Securing financing is a crucial step for most property investors. Explore different financing options, including traditional mortgages, government-backed loans (like FHA or VA loans), and private lenders. Shop around for the best interest rates and loan terms. Get pre-approved for a mortgage before you start seriously looking at properties. This will give you a clear idea of how much you can borrow and make you a more competitive buyer. Understand the different types of mortgages available, such as fixed-rate mortgages, adjustable-rate mortgages, and interest-only mortgages. Each type has its own advantages and disadvantages, so choose the option that best suits your financial situation and risk tolerance. Factor in closing costs, which can include appraisal fees, title insurance, and loan origination fees.

Engage professional help. Building a strong team is essential for success in real estate investing. Hire a reputable real estate agent who specializes in investment properties. They can help you find properties that meet your criteria, negotiate offers, and navigate the complexities of the transaction. Consult with a real estate attorney to review contracts and ensure that your interests are protected. Hire a qualified home inspector to thoroughly inspect any property you're considering purchasing. They can identify potential problems with the property's structure, systems, and appliances, which can save you money and headaches down the road. Consider working with a property manager if you plan to rent out your property. They can handle tenant screening, rent collection, and property maintenance, freeing up your time and reducing your stress.

Due diligence is paramount before finalizing any purchase. Once you've found a property you're interested in, conduct thorough due diligence. This includes reviewing title reports, property surveys, and any relevant documents. Investigate zoning regulations and any potential restrictions on the property's use. Conduct a thorough inspection of the property to identify any potential problems. Get quotes for any necessary repairs or renovations. Estimate your operating expenses, including property taxes, insurance, maintenance, and vacancy costs. Calculate your potential cash flow and return on investment (ROI) to determine if the property is a good investment. Understand the tax implications of owning rental property. Consult with a tax advisor to discuss strategies for minimizing your tax liability.

Finally, negotiate and close the deal. Once you're satisfied with your due diligence, it's time to make an offer. Work with your real estate agent to craft a competitive offer that reflects the property's fair market value and your investment goals. Be prepared to negotiate with the seller, and don't be afraid to walk away if the terms aren't favorable. Once your offer is accepted, work with your lender, attorney, and other professionals to finalize the transaction and close the deal. After closing, ensure you have adequate insurance coverage and a plan for property management, whether you handle it yourself or hire a professional.

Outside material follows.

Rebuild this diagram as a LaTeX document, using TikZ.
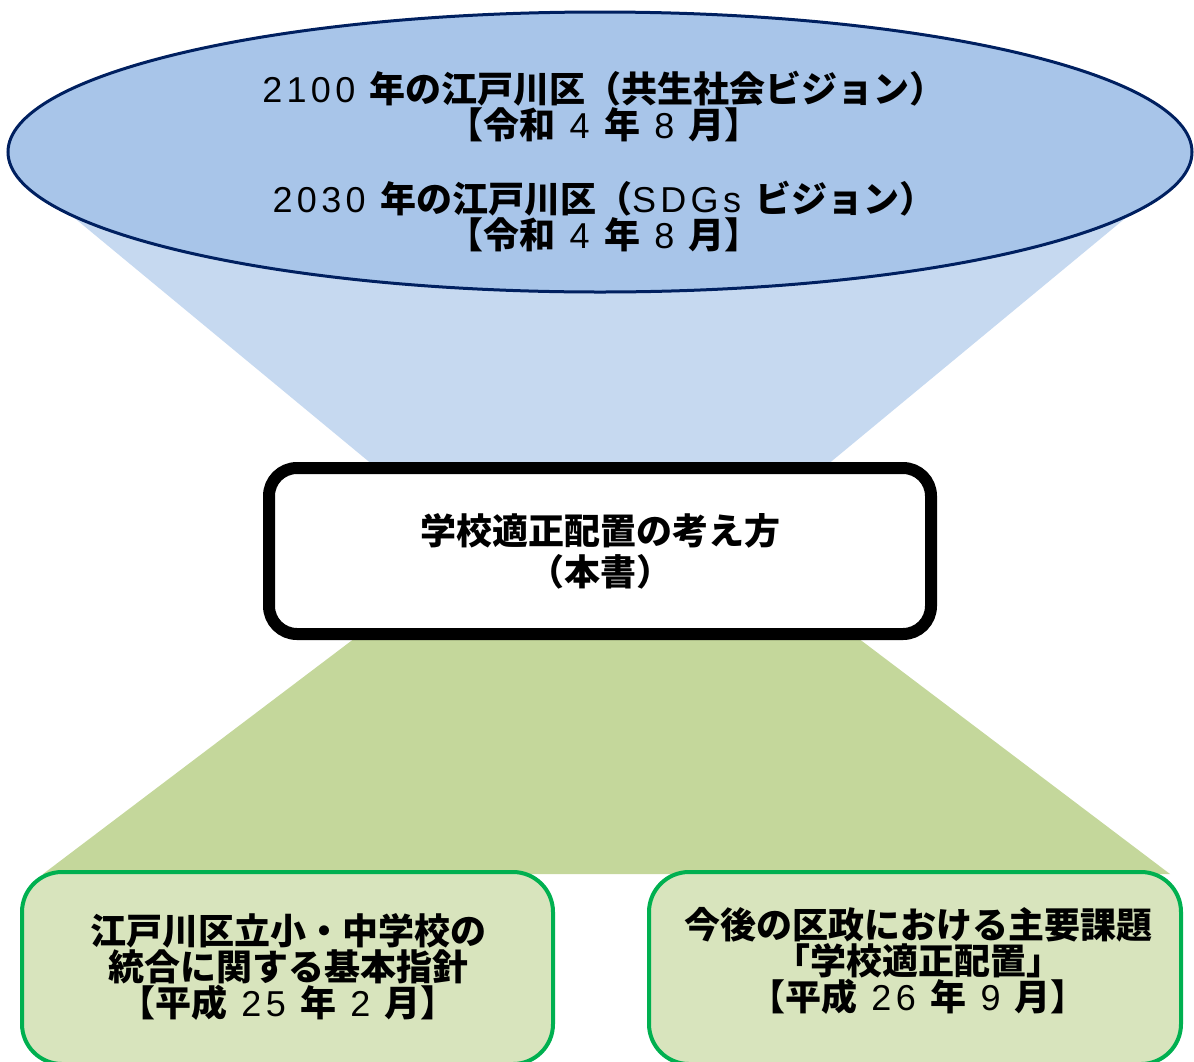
\documentclass[tikz,border=0pt]{standalone}
\usepackage{fontspec}
\setmainfont{Noto Sans CJK JP}
\newfontfamily\dgfont{Liberation Sans}[LetterSpace=12]
\usetikzlibrary{shapes.geometric}
\definecolor{ellfill}{RGB}{168,197,233}
\definecolor{ellline}{RGB}{0,32,96}
\definecolor{funnelblue}{RGB}{198,217,240}
\definecolor{funnelgreen}{RGB}{196,215,155}
\definecolor{boxfill}{RGB}{216,228,189}
\definecolor{boxline}{RGB}{0,176,80}
\newcommand\dg[1]{{\mdseries\dgfont #1}}
\tikzset{
  vision/.style={ellipse, draw=ellline, fill=ellfill, line width=3pt,
    minimum width=1184pt, minimum height=280pt, inner sep=0pt},
  visiontext/.style={align=center, inner sep=0pt, font=\fontsize{36}{36}\selectfont\bfseries},
  planbox/.style={draw=black, fill=white, line width=12pt, rounded corners=28pt,
    minimum width=662pt, minimum height=166pt, inner sep=0pt, align=center,
    font=\fontsize{36}{41}\selectfont\bfseries},
  basebox/.style={draw=boxline, fill=boxfill, line width=4pt, rounded corners=40pt,
    minimum width=531pt, minimum height=192pt, inner sep=0pt},
  basetext/.style={align=center, inner sep=0pt, font=\fontsize{36}{36}\selectfont\bfseries}
}
\begin{document}
\begin{tikzpicture}[x=1pt,y=-1pt]
\useasboundingbox (0,0) rectangle (1194,1061);
\clip (0,0) rectangle (1194,1061);
% funnels
\fill[funnelblue] (8,163) -- (1192,163) -- (821,470) -- (379,470) -- cycle;
\fill[funnelgreen] (363,632) -- (850,632) -- (1170,874) -- (43,874) -- cycle;
% ellipse
\node[vision] (ell) at (600,152) {};
\node[visiontext] (v1) at (604,106) {\dg{2100 }年の江戸川区（共生社会ビジョン）\\【令和\dg{ 4 }年\dg{ 8 }月】};
\node[visiontext] (v2) at (604,216) {\dg{2030 }年の江戸川区（\dg{SDGs }ビジョン）\\【令和\dg{ 4 }年\dg{ 8 }月】};
% center box
\node[planbox] (plan) at (600,551) {学校適正配置の考え方\\（本書）};
% bottom boxes
\node[basebox] (left) at (287.5,968) {};
\node[basetext] (lt) at (288,967) {江戸川区立小・中学校の\\統合に関する基本指針\\【平成\dg{ 25 }年\dg{ 2 }月】};
\node[basebox, minimum width=532pt] (right) at (915,968) {};
\node[basetext] (rt) at (918,961) {今後の区政における主要課題\\「学校適正配置」\\【平成\dg{ 26 }年\dg{ 9 }月】};
\end{tikzpicture}
\end{document}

Investing in property requires a significant amount of time, effort, and capital. By following these steps and conducting thorough research, you can increase your chances of success and build a profitable real estate portfolio. Remember to stay informed about market trends, adapt your strategies as needed, and always prioritize your financial well-being. Real estate investing is a marathon, not a sprint. Patience, discipline, and a long-term perspective are key to achieving your financial goals.